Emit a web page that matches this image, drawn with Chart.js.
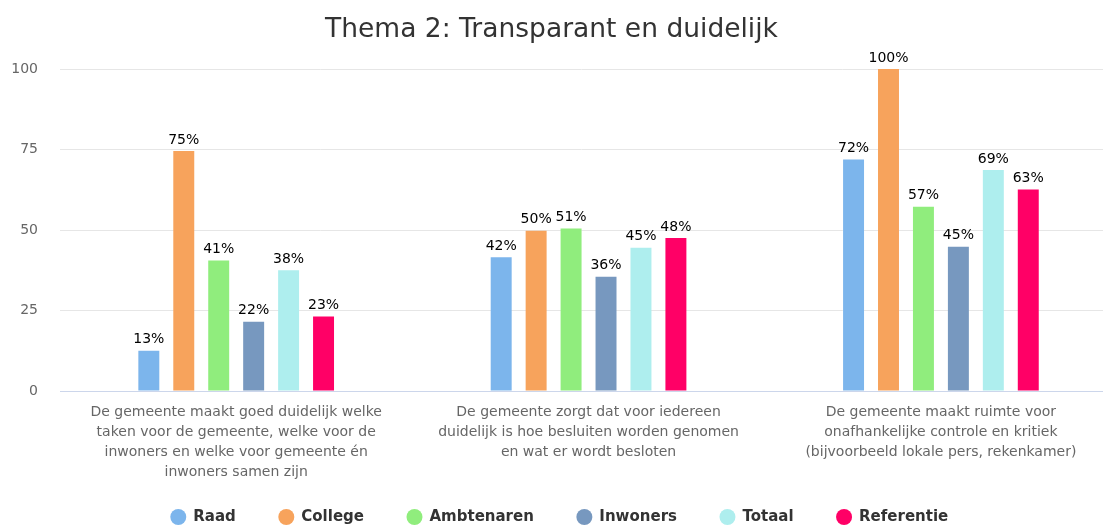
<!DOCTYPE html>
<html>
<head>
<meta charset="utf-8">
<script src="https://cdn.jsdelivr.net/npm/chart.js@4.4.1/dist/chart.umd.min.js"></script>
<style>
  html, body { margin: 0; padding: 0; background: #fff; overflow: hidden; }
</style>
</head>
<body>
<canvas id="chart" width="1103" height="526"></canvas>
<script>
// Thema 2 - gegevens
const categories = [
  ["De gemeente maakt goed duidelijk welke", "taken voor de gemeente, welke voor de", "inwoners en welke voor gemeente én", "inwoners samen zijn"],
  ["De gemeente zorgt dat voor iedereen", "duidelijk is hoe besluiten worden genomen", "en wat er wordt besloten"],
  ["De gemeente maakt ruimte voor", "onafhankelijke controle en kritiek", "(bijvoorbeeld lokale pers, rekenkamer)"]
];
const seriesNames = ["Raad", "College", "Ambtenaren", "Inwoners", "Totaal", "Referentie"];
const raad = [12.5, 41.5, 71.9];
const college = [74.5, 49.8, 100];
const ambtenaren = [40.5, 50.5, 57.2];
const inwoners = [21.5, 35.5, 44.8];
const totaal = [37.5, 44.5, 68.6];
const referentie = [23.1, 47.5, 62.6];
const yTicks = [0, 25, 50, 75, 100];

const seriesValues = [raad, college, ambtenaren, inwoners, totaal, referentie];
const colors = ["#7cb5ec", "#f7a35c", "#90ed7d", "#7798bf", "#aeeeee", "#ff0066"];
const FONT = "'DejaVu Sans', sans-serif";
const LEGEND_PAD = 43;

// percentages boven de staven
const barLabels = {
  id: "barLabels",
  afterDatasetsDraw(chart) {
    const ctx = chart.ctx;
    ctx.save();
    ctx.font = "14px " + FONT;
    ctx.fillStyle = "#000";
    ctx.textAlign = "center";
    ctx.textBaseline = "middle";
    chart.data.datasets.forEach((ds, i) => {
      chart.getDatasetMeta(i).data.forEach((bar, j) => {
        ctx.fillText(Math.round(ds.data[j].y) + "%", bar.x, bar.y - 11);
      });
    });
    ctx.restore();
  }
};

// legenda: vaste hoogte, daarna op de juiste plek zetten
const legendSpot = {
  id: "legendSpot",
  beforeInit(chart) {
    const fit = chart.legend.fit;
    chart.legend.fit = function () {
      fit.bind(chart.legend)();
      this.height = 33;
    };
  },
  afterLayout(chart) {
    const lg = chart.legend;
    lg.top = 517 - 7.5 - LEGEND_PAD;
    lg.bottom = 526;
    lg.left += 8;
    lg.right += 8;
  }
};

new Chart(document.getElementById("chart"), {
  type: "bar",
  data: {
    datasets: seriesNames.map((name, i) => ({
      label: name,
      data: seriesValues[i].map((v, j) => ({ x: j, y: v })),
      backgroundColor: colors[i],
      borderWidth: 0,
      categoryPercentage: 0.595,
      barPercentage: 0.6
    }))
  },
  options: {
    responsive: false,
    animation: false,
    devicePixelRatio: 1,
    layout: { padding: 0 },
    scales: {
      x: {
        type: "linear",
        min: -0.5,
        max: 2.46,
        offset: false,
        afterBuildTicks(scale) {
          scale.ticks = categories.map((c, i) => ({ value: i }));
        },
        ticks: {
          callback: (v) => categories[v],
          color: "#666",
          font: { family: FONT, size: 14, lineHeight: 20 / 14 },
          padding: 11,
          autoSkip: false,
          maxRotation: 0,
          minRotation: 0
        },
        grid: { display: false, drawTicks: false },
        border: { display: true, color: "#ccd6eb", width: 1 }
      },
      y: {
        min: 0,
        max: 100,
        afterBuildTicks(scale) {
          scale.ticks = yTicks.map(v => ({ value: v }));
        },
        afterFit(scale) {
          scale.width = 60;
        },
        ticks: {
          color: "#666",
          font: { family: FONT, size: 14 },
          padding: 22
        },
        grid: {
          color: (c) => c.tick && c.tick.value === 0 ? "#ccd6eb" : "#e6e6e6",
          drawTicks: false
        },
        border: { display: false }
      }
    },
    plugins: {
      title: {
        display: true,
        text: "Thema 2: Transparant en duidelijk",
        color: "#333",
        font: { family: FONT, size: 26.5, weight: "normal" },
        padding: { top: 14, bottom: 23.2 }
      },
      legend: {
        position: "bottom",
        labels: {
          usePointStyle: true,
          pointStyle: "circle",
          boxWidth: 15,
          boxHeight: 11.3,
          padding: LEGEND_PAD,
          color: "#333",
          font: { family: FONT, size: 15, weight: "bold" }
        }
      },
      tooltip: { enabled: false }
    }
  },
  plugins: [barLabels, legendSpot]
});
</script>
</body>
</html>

#### WORK REQUIRED:
Identify lines with the string "this". Copy each one.

#### EXERCISE RESULT:
Emit a web page that matches this image, drawn with Chart.js.
      this.height = 33;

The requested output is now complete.